## Stated problem
Reproduce the listing below exactly. Pictures do not belong in the copy.

## Dataset excerpt
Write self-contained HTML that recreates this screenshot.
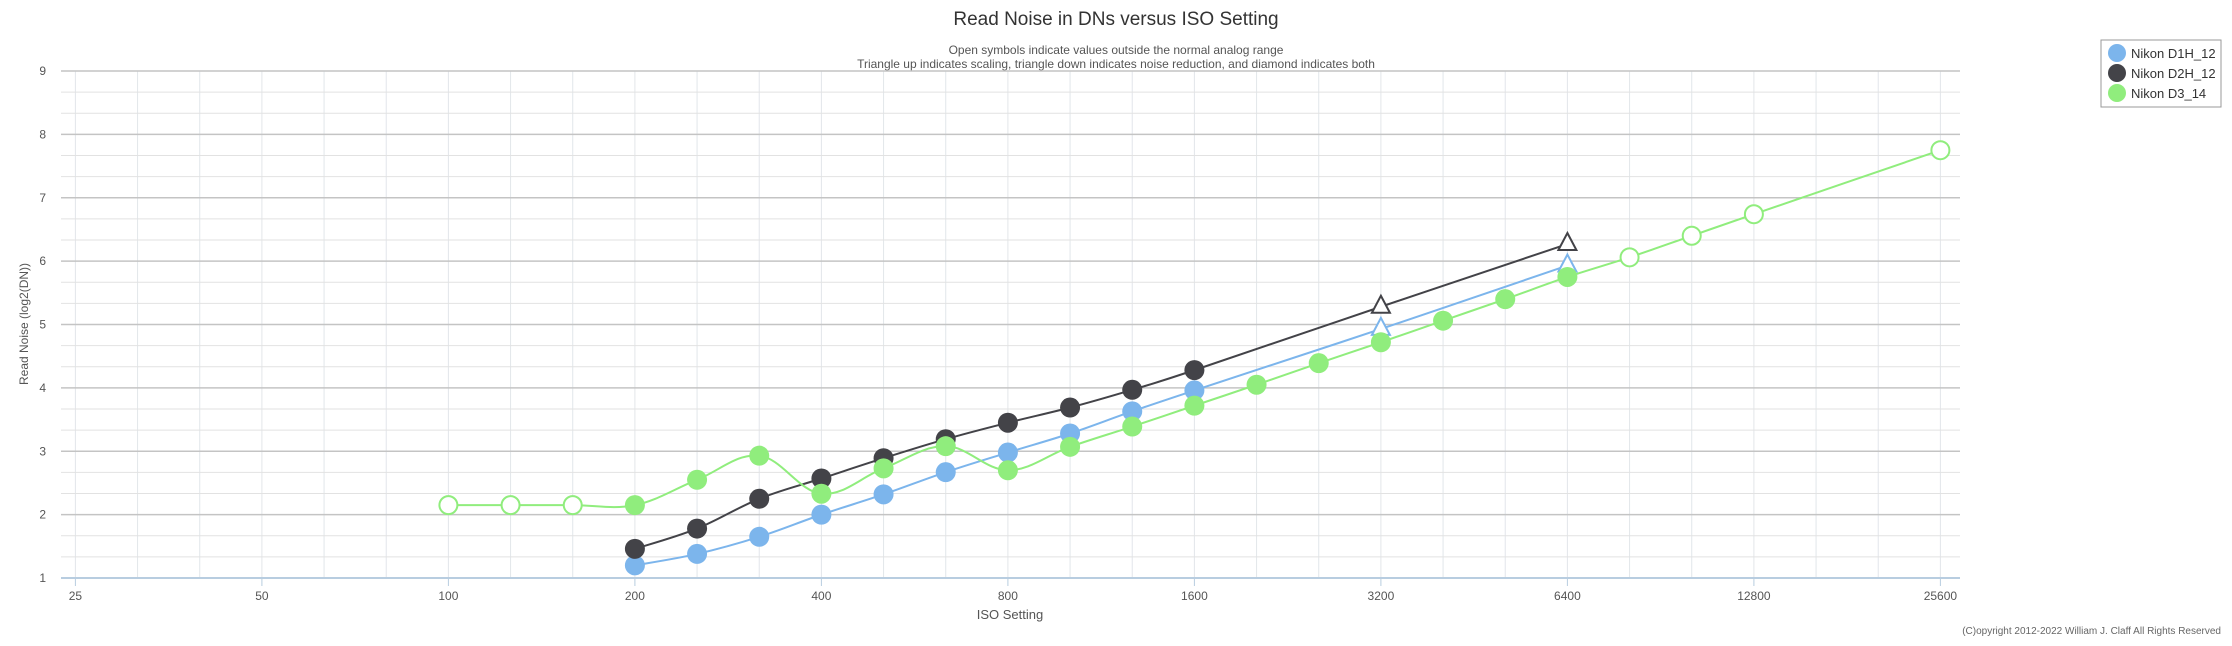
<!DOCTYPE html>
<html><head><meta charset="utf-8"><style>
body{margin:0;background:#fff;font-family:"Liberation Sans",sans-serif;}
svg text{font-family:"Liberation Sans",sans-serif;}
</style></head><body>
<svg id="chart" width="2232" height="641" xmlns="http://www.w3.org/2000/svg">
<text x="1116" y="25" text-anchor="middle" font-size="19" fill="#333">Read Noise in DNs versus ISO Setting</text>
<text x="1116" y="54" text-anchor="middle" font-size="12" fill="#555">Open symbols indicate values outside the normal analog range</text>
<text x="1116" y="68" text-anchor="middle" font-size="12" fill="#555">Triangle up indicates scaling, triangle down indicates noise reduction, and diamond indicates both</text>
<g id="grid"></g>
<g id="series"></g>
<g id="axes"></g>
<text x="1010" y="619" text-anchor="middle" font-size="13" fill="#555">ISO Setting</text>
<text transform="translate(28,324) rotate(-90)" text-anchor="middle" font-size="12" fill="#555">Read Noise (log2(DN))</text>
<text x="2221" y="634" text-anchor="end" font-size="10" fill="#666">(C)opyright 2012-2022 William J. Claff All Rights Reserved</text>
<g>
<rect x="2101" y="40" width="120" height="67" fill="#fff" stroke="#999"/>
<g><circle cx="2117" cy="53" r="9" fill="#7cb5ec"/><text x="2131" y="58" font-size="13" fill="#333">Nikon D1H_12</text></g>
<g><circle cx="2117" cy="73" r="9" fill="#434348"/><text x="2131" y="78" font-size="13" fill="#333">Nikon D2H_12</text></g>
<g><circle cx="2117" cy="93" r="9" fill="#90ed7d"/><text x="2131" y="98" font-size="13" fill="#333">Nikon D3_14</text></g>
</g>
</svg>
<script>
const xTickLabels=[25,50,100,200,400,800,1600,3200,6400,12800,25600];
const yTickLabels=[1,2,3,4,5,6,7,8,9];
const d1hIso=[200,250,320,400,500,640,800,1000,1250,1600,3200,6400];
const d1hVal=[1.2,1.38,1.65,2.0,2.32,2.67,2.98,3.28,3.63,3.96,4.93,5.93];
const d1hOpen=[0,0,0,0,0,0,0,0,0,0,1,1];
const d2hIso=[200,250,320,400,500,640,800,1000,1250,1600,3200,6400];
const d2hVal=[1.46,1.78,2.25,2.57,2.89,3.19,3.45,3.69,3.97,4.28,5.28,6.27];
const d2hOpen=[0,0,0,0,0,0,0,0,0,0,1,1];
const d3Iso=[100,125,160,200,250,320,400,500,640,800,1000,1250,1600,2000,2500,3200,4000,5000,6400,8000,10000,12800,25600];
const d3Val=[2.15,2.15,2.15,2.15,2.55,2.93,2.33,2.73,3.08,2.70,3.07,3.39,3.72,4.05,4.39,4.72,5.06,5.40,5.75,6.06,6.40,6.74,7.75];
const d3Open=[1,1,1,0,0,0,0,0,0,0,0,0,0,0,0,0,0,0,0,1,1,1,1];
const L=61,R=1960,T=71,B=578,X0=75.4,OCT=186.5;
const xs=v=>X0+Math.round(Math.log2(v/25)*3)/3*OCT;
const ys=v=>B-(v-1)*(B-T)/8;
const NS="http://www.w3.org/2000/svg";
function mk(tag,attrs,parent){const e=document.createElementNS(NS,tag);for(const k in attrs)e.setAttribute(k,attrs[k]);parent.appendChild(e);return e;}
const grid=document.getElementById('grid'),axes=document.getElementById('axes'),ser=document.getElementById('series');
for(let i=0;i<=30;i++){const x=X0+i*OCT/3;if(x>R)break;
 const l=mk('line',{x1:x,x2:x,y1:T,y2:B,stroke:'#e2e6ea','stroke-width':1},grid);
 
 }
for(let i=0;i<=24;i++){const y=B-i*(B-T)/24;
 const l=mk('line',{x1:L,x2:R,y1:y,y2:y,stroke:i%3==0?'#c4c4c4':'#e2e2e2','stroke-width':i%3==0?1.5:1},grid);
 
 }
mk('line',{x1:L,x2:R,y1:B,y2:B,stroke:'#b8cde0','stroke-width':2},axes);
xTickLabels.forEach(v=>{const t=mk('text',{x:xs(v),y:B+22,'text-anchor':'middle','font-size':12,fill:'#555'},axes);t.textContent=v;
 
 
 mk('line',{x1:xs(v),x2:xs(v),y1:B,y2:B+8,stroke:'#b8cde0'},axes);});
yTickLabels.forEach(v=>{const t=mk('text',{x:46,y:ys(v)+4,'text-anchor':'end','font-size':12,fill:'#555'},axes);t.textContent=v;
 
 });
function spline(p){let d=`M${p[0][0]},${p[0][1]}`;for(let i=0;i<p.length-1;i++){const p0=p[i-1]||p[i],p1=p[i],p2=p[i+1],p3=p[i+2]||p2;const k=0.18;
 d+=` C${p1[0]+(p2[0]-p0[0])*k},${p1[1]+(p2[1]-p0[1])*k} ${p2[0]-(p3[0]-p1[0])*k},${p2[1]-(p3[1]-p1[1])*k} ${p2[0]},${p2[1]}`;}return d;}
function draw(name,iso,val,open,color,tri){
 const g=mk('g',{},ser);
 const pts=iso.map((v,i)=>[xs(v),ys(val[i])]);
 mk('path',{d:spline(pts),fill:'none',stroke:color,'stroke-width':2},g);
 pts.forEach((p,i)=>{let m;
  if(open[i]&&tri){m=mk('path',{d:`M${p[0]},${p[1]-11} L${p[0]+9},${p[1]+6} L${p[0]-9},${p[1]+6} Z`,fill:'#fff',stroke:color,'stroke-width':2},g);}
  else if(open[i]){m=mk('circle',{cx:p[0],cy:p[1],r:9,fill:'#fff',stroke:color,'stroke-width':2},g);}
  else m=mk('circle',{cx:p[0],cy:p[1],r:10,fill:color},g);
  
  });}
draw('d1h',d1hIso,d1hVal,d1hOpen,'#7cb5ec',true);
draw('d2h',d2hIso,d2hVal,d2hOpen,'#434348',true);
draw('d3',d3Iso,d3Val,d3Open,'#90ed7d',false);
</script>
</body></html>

## Exercise solution
Write self-contained HTML that recreates this screenshot.
<!DOCTYPE html>
<html><head><meta charset="utf-8"><style>
body{margin:0;background:#fff;font-family:"Liberation Sans",sans-serif;}
svg text{font-family:"Liberation Sans",sans-serif;}
</style></head><body>
<svg id="chart" width="2232" height="641" xmlns="http://www.w3.org/2000/svg">
<text x="1116" y="25" text-anchor="middle" font-size="19" fill="#333">Read Noise in DNs versus ISO Setting</text>
<text x="1116" y="54" text-anchor="middle" font-size="12" fill="#555">Open symbols indicate values outside the normal analog range</text>
<text x="1116" y="68" text-anchor="middle" font-size="12" fill="#555">Triangle up indicates scaling, triangle down indicates noise reduction, and diamond indicates both</text>
<g id="grid"></g>
<g id="series"></g>
<g id="axes"></g>
<text x="1010" y="619" text-anchor="middle" font-size="13" fill="#555">ISO Setting</text>
<text transform="translate(28,324) rotate(-90)" text-anchor="middle" font-size="12" fill="#555">Read Noise (log2(DN))</text>
<text x="2221" y="634" text-anchor="end" font-size="10" fill="#666">(C)opyright 2012-2022 William J. Claff All Rights Reserved</text>
<g>
<rect x="2101" y="40" width="120" height="67" fill="#fff" stroke="#999"/>
<g><circle cx="2117" cy="53" r="9" fill="#7cb5ec"/><text x="2131" y="58" font-size="13" fill="#333">Nikon D1H_12</text></g>
<g><circle cx="2117" cy="73" r="9" fill="#434348"/><text x="2131" y="78" font-size="13" fill="#333">Nikon D2H_12</text></g>
<g><circle cx="2117" cy="93" r="9" fill="#90ed7d"/><text x="2131" y="98" font-size="13" fill="#333">Nikon D3_14</text></g>
</g>
</svg>
<script>
const xTickLabels=[25,50,100,200,400,800,1600,3200,6400,12800,25600];
const yTickLabels=[1,2,3,4,5,6,7,8,9];
const d1hIso=[200,250,320,400,500,640,800,1000,1250,1600,3200,6400];
const d1hVal=[1.2,1.38,1.65,2.0,2.32,2.67,2.98,3.28,3.63,3.96,4.93,5.93];
const d1hOpen=[0,0,0,0,0,0,0,0,0,0,1,1];
const d2hIso=[200,250,320,400,500,640,800,1000,1250,1600,3200,6400];
const d2hVal=[1.46,1.78,2.25,2.57,2.89,3.19,3.45,3.69,3.97,4.28,5.28,6.27];
const d2hOpen=[0,0,0,0,0,0,0,0,0,0,1,1];
const d3Iso=[100,125,160,200,250,320,400,500,640,800,1000,1250,1600,2000,2500,3200,4000,5000,6400,8000,10000,12800,25600];
const d3Val=[2.15,2.15,2.15,2.15,2.55,2.93,2.33,2.73,3.08,2.70,3.07,3.39,3.72,4.05,4.39,4.72,5.06,5.40,5.75,6.06,6.40,6.74,7.75];
const d3Open=[1,1,1,0,0,0,0,0,0,0,0,0,0,0,0,0,0,0,0,1,1,1,1];
const L=61,R=1960,T=71,B=578,X0=75.4,OCT=186.5;
const xs=v=>X0+Math.round(Math.log2(v/25)*3)/3*OCT;
const ys=v=>B-(v-1)*(B-T)/8;
const NS="http://www.w3.org/2000/svg";
function mk(tag,attrs,parent){const e=document.createElementNS(NS,tag);for(const k in attrs)e.setAttribute(k,attrs[k]);parent.appendChild(e);return e;}
const grid=document.getElementById('grid'),axes=document.getElementById('axes'),ser=document.getElementById('series');
for(let i=0;i<=30;i++){const x=X0+i*OCT/3;if(x>R)break;
 const l=mk('line',{x1:x,x2:x,y1:T,y2:B,stroke:'#e2e6ea','stroke-width':1},grid);
 
 }
for(let i=0;i<=24;i++){const y=B-i*(B-T)/24;
 const l=mk('line',{x1:L,x2:R,y1:y,y2:y,stroke:i%3==0?'#c4c4c4':'#e2e2e2','stroke-width':i%3==0?1.5:1},grid);
 
 }
mk('line',{x1:L,x2:R,y1:B,y2:B,stroke:'#b8cde0','stroke-width':2},axes);
xTickLabels.forEach(v=>{const t=mk('text',{x:xs(v),y:B+22,'text-anchor':'middle','font-size':12,fill:'#555'},axes);t.textContent=v;
 
 
 mk('line',{x1:xs(v),x2:xs(v),y1:B,y2:B+8,stroke:'#b8cde0'},axes);});
yTickLabels.forEach(v=>{const t=mk('text',{x:46,y:ys(v)+4,'text-anchor':'end','font-size':12,fill:'#555'},axes);t.textContent=v;
 
 });
function spline(p){let d=`M${p[0][0]},${p[0][1]}`;for(let i=0;i<p.length-1;i++){const p0=p[i-1]||p[i],p1=p[i],p2=p[i+1],p3=p[i+2]||p2;const k=0.18;
 d+=` C${p1[0]+(p2[0]-p0[0])*k},${p1[1]+(p2[1]-p0[1])*k} ${p2[0]-(p3[0]-p1[0])*k},${p2[1]-(p3[1]-p1[1])*k} ${p2[0]},${p2[1]}`;}return d;}
function draw(name,iso,val,open,color,tri){
 const g=mk('g',{},ser);
 const pts=iso.map((v,i)=>[xs(v),ys(val[i])]);
 mk('path',{d:spline(pts),fill:'none',stroke:color,'stroke-width':2},g);
 pts.forEach((p,i)=>{let m;
  if(open[i]&&tri){m=mk('path',{d:`M${p[0]},${p[1]-11} L${p[0]+9},${p[1]+6} L${p[0]-9},${p[1]+6} Z`,fill:'#fff',stroke:color,'stroke-width':2},g);}
  else if(open[i]){m=mk('circle',{cx:p[0],cy:p[1],r:9,fill:'#fff',stroke:color,'stroke-width':2},g);}
  else m=mk('circle',{cx:p[0],cy:p[1],r:10,fill:color},g);
  
  });}
draw('d1h',d1hIso,d1hVal,d1hOpen,'#7cb5ec',true);
draw('d2h',d2hIso,d2hVal,d2hOpen,'#434348',true);
draw('d3',d3Iso,d3Val,d3Open,'#90ed7d',false);
</script>
</body></html>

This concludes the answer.